PROBLEM STATEMENT. Reproduce each line that includes the word "this".
>> START INPUT ROWS
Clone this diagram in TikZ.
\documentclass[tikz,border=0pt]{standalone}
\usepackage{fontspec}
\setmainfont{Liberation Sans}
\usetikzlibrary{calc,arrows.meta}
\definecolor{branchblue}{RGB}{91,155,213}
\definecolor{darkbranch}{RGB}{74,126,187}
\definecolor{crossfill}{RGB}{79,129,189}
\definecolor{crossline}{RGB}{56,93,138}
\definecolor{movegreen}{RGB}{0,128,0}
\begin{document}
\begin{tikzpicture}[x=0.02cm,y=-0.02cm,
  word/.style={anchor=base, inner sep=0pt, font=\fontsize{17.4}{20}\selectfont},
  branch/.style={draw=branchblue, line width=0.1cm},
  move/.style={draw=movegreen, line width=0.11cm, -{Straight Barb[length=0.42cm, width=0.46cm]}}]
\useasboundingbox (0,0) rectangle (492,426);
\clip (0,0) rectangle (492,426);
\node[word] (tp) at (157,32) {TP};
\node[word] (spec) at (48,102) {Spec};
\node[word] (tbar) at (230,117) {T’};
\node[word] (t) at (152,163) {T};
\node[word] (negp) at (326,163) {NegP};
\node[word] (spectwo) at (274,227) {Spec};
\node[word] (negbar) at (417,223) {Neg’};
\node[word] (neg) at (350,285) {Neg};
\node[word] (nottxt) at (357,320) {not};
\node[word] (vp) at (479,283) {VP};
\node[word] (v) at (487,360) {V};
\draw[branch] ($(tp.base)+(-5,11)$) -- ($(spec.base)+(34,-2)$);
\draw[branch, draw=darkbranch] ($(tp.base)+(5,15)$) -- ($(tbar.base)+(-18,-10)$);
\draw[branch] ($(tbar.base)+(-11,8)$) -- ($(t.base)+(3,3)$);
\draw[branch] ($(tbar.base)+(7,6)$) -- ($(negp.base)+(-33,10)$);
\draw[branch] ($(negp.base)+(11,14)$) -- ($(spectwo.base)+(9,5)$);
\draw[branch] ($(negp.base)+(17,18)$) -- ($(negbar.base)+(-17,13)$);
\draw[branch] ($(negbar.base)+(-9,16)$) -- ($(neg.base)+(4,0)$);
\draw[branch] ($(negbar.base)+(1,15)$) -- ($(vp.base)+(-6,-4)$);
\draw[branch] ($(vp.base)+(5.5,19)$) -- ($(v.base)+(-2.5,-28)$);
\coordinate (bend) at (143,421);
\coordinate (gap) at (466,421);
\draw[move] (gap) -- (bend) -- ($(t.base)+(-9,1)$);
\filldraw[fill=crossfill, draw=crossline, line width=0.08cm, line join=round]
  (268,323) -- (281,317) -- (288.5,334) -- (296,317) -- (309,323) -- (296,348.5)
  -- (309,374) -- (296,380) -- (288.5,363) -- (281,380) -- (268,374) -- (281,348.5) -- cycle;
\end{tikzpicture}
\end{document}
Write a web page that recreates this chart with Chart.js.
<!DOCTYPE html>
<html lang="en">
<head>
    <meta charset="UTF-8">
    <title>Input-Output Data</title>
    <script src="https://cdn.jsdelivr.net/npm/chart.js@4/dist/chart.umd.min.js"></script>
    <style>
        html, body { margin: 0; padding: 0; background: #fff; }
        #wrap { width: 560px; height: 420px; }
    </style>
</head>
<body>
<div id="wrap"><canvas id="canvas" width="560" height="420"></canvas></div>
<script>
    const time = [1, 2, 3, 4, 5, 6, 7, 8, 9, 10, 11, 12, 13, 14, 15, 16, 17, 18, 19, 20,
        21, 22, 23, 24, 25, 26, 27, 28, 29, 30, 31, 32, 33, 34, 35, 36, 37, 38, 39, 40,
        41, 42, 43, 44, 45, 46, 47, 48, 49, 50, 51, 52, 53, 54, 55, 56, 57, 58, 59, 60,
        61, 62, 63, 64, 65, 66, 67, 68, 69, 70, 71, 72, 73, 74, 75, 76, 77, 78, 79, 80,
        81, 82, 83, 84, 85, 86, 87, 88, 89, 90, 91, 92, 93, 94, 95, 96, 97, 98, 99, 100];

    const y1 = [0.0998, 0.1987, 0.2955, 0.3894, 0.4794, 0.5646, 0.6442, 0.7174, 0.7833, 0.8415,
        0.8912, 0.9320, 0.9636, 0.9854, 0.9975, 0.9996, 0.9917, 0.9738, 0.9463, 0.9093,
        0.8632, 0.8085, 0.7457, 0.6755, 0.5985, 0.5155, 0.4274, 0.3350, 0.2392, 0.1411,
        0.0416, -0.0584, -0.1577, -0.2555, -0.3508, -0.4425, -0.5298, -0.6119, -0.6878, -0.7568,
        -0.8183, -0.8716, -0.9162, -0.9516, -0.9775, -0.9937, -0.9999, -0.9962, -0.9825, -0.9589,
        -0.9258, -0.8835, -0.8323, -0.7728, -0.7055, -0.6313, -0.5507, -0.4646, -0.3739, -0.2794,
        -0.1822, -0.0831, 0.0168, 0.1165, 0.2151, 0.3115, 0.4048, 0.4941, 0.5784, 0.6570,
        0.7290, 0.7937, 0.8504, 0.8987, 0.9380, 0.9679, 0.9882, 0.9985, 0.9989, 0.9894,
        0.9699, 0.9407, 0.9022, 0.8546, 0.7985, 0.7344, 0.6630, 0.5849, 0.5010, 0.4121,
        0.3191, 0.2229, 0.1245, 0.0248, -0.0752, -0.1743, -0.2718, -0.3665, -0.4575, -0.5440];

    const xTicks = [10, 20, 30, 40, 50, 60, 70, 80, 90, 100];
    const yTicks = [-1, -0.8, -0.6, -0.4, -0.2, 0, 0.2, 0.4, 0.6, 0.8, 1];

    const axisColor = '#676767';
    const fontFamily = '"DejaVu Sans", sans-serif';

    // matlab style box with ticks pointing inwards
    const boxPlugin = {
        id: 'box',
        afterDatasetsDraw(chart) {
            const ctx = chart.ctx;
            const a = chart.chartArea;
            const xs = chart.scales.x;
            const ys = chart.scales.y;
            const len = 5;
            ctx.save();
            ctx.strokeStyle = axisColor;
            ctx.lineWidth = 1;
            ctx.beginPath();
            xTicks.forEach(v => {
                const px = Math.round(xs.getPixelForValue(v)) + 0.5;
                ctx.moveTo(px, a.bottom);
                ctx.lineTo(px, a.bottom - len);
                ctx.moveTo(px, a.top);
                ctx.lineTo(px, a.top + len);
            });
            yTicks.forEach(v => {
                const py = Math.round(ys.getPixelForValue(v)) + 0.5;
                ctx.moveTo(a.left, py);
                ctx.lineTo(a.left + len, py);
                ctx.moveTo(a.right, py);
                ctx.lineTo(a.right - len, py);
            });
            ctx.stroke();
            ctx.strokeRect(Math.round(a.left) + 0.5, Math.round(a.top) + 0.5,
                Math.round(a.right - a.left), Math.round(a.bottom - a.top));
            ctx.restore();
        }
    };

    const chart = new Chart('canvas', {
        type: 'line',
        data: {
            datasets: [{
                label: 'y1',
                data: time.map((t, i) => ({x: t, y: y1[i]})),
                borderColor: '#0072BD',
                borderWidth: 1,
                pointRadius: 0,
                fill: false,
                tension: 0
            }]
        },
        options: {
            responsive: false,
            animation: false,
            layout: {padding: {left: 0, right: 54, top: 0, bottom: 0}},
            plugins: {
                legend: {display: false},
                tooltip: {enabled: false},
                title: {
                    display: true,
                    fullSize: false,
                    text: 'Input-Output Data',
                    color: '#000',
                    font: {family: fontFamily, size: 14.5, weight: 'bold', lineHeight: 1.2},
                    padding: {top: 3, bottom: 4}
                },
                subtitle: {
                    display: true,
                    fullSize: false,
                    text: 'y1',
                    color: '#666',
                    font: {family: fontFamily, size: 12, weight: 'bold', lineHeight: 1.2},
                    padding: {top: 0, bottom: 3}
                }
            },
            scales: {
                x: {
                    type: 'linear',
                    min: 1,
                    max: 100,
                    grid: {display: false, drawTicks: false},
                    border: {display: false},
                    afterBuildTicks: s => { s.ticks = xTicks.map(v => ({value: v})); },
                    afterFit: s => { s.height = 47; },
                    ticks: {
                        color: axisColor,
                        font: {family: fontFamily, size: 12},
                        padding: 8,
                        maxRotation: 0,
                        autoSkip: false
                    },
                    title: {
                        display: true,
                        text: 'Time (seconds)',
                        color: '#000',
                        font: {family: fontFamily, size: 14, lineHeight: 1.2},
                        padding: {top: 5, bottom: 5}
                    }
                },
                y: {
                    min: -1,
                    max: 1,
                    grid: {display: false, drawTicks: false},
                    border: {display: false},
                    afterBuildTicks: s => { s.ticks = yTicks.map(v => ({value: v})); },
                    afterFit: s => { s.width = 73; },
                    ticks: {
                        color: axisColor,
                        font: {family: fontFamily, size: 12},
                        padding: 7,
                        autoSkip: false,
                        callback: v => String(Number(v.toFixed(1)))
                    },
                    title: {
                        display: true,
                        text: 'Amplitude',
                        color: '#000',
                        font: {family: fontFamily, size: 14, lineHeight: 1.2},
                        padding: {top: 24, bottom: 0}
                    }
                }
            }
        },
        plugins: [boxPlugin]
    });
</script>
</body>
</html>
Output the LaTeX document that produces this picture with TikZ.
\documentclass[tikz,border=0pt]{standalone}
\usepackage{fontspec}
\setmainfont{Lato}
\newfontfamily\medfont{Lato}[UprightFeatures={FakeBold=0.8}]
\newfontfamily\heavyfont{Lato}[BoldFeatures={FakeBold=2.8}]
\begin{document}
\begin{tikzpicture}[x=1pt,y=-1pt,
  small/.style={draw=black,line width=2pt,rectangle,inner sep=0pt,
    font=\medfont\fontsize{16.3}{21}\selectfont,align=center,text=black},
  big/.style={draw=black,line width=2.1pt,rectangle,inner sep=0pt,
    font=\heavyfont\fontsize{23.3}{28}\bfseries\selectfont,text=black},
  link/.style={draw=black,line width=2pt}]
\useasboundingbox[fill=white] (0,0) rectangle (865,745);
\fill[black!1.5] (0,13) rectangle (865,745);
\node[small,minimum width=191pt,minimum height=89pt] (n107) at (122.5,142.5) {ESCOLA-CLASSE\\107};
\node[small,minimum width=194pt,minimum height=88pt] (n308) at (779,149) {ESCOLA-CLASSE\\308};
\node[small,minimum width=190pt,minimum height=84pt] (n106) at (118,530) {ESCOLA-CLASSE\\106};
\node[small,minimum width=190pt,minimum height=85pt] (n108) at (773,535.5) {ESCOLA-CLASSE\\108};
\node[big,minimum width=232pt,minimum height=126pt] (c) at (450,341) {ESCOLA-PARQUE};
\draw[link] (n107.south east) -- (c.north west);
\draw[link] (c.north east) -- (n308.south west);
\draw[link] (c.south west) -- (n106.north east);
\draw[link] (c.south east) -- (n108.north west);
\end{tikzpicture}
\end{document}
>> END INPUT ROWS
ANSWER TO THE PROBLEM.
Clone this diagram in TikZ.
Write a web page that recreates this chart with Chart.js.
Output the LaTeX document that produces this picture with TikZ.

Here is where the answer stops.